■ RAW DATA:
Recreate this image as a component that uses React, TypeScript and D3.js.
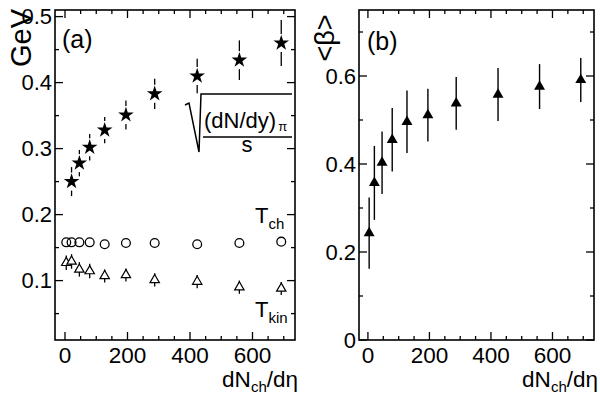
import React from "react";
import * as d3 from "d3";

// ---- data ----
const multX = [4, 21, 46, 79, 127, 195, 287, 423, 558, 692];
const starX = [21, 46, 79, 127, 195, 287, 423, 558, 692];
const starY = [0.25, 0.278, 0.302, 0.328, 0.351, 0.383, 0.41, 0.434, 0.46];
const starErr = [0.022, 0.02, 0.02, 0.02, 0.022, 0.023, 0.026, 0.03, 0.035];
const tchY = [0.158, 0.158, 0.158, 0.158, 0.155, 0.157, 0.157, 0.155, 0.157, 0.159];
const tkinY = [0.127, 0.129, 0.117, 0.1145, 0.107, 0.1085, 0.101, 0.0985, 0.09, 0.088];
const tkinErr = [0.011, 0.011, 0.011, 0.011, 0.01, 0.01, 0.01, 0.01, 0.01, 0.01];
const betaY = [0.243, 0.357, 0.403, 0.455, 0.496, 0.511, 0.538, 0.558, 0.576, 0.591];
const betaErr = [0.081, 0.084, 0.071, 0.072, 0.071, 0.06, 0.06, 0.06, 0.051, 0.05];

const xMajor = [0, 200, 400, 600];
const xMinor = [50, 100, 150, 250, 300, 350, 450, 500, 550, 650, 700];
const aYMajor = [0.1, 0.2, 0.3, 0.4, 0.5];
const aYMinor = [0.05, 0.15, 0.25, 0.35, 0.45];
const bYMajor = [0, 0.2, 0.4, 0.6];
const bYMinor = [0.1, 0.3, 0.5, 0.7];

const FONT = "'Liberation Sans', Arial, Helvetica, sans-serif";

const ax = d3.scaleLinear().domain([-32, 736]).range([55, 295]);
const ay = d3.scaleLinear().domain([0.01, 0.51]).range([340, 10]);
const bx = d3.scaleLinear().domain([-29, 735]).range([359, 594]);
const by = d3.scaleLinear().domain([0, 0.75]).range([340, 10]);

const starPath = d3.symbol().type(d3.symbolStar).size(76)()!;
const triOpen = d3.symbol().type(d3.symbolTriangle).size(38)()!;
const triFilled = d3.symbol().type(d3.symbolTriangle).size(52)()!;

function Frame({ x, y, yMajor, yMinor, fmt }: any) {
  const [x0, x1] = x.range();
  const [y0, y1] = y.range();
  const maj = 8, min = 4;
  return (
    <g stroke="#000" fill="none">
      <rect x={x0} y={y1} width={x1 - x0} height={y0 - y1} strokeWidth={1.6} />
      {xMajor.map((v) => (
        <g key={"xM" + v}>
          <line x1={x(v)} x2={x(v)} y1={y0} y2={y0 - maj} strokeWidth={1.3} />
          <line x1={x(v)} x2={x(v)} y1={y1} y2={y1 + maj} strokeWidth={1.3} />
        </g>
      ))}
      {xMinor.map((v) => (
        <g key={"xm" + v}>
          <line x1={x(v)} x2={x(v)} y1={y0} y2={y0 - min} strokeWidth={1.3} />
          <line x1={x(v)} x2={x(v)} y1={y1} y2={y1 + min} strokeWidth={1.3} />
        </g>
      ))}
      {yMajor.map((v: number) => (
        <g key={"yM" + v}>
          <line x1={x0} x2={x0 + maj} y1={y(v)} y2={y(v)} strokeWidth={1.3} />
          <line x1={x1} x2={x1 - maj} y1={y(v)} y2={y(v)} strokeWidth={1.3} />
        </g>
      ))}
      {yMinor.map((v: number) => (
        <g key={"ym" + v}>
          <line x1={x0} x2={x0 + min} y1={y(v)} y2={y(v)} strokeWidth={1.3} />
          <line x1={x1} x2={x1 - min} y1={y(v)} y2={y(v)} strokeWidth={1.3} />
        </g>
      ))}
      <g fill="#000" stroke="none" fontFamily={FONT}>
        {xMajor.map((v) => (
          <text key={"xl" + v} x={x(v)} y={363} fontSize={22.5} textAnchor="middle">
            {v}
          </text>
        ))}
        {yMajor.map((v: number) => (
          <text key={"yl" + v} x={x0 - 3} y={y(v) + 7.8} fontSize={22} textAnchor="end">
            {fmt(v)}
          </text>
        ))}
      </g>
    </g>
  );
}

function XLabel({ right }: { right: number }) {
  return (
    <text x={right} y={387} fontSize={22.5} textAnchor="end" fontFamily={FONT} fill="#000">
      dN<tspan fontSize={15} dy={5}>ch</tspan>
      <tspan dy={-5}>/dη</tspan>
    </text>
  );
}

export default function App() {
  const gap = 9;
  return (
    <svg
      width={600}
      height={398}
      style={{ position: "absolute", left: 0, top: 0, background: "#fff" }}
    >
      <rect width={600} height={398} fill="#fff" />
      <Frame x={ax} y={ay} yMajor={aYMajor} yMinor={aYMinor} fmt={(v: number) => v.toFixed(1)} />
      <Frame
        x={bx}
        y={by}
        yMajor={bYMajor}
        yMinor={bYMinor}
        fmt={(v: number) => (v === 0 ? "0" : v.toFixed(1))}
      />

      {/* stars with error bars */}
      {starX.map((xv, i) => {
        const cx = ax(xv), cy = ay(starY[i]);
        const top = ay(starY[i] + starErr[i]);
        const bot = ay(starY[i] - starErr[i]);
        return (
          <g key={"s" + i}>
            <line x1={cx} x2={cx} y1={top} y2={cy - gap} stroke="#000" strokeWidth={1.3} />
            <line x1={cx} x2={cx} y1={cy + gap} y2={bot} stroke="#000" strokeWidth={1.3} />
            <path d={starPath} transform={`translate(${cx},${cy})`} fill="#000" />
          </g>
        );
      })}

      {/* T_ch circles */}
      {multX.map((xv, i) => (
        <circle
          key={"c" + i}
          cx={ax(xv)}
          cy={ay(tchY[i])}
          r={4.4}
          fill="none"
          stroke="#000"
          strokeWidth={1.3}
        />
      ))}

      {/* T_kin open triangles */}
      {multX.map((xv, i) => {
        const cx = ax(xv), cy = ay(tkinY[i]);
        return (
          <g key={"t" + i}>
            <line
              x1={cx}
              x2={cx}
              y1={ay(tkinY[i] + tkinErr[i])}
              y2={ay(tkinY[i] - tkinErr[i])}
              stroke="#000"
              strokeWidth={1.3}
            />
            <path
              d={triOpen}
              transform={`translate(${cx},${cy})`}
              fill="#fff"
              stroke="#000"
              strokeWidth={1.2}
            />
          </g>
        );
      })}

      {/* Panel (b) filled triangles */}
      {multX.map((xv, i) => {
        const cx = bx(xv), cy = by(betaY[i]);
        return (
          <g key={"b" + i}>
            <line
              x1={cx}
              x2={cx}
              y1={by(betaY[i] + betaErr[i])}
              y2={by(betaY[i] - betaErr[i])}
              stroke="#000"
              strokeWidth={1.4}
            />
            <path d={triFilled} transform={`translate(${cx},${cy})`} fill="#000" />
          </g>
        );
      })}

      {/* texts */}
      <g fontFamily={FONT} fill="#000">
        <text x={62} y={48} fontSize={25}>(a)</text>
        <text x={367} y={50} fontSize={25}>(b)</text>
        <text transform="translate(31,38) rotate(-90)" fontSize={29} textAnchor="middle">
          GeV
        </text>
        <text transform="translate(334,38) rotate(-90)" fontSize={27} textAnchor="middle">
          {"<β>"}
        </text>
        <text x={255} y={223} fontSize={22}>
          T<tspan fontSize={15} dy={6}>ch</tspan>
        </text>
        <text x={255} y={317} fontSize={22}>
          T<tspan fontSize={15} dy={6}>kin</tspan>
        </text>
        <text x={204} y={128} fontSize={22}>
          (dN/dy)<tspan fontSize={13} dx={2} dy={3}>π</tspan>
        </text>
        <text x={247} y={152} fontSize={22} textAnchor="middle">s</text>
      </g>
      <path
        d="M185,105 L189,103 L199,152 L201,94 L292,94"
        fill="none"
        stroke="#000"
        strokeWidth={1.5}
      />
      <line x1={203} x2={292} y1={137} y2={137} stroke="#000" strokeWidth={1.5} />
      <XLabel right={298} />
      <XLabel right={598} />
    </svg>
  );
}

■ EXERCISE DETAILS: Repeat the lines above, starting at the first and stopping after the line that holds "import * as", with the pictures left out.

■ SOLUTION FOR THIS PROBLEM:
Recreate this image as a component that uses React, TypeScript and D3.js.
import React from "react";
import * as d3 from "d3";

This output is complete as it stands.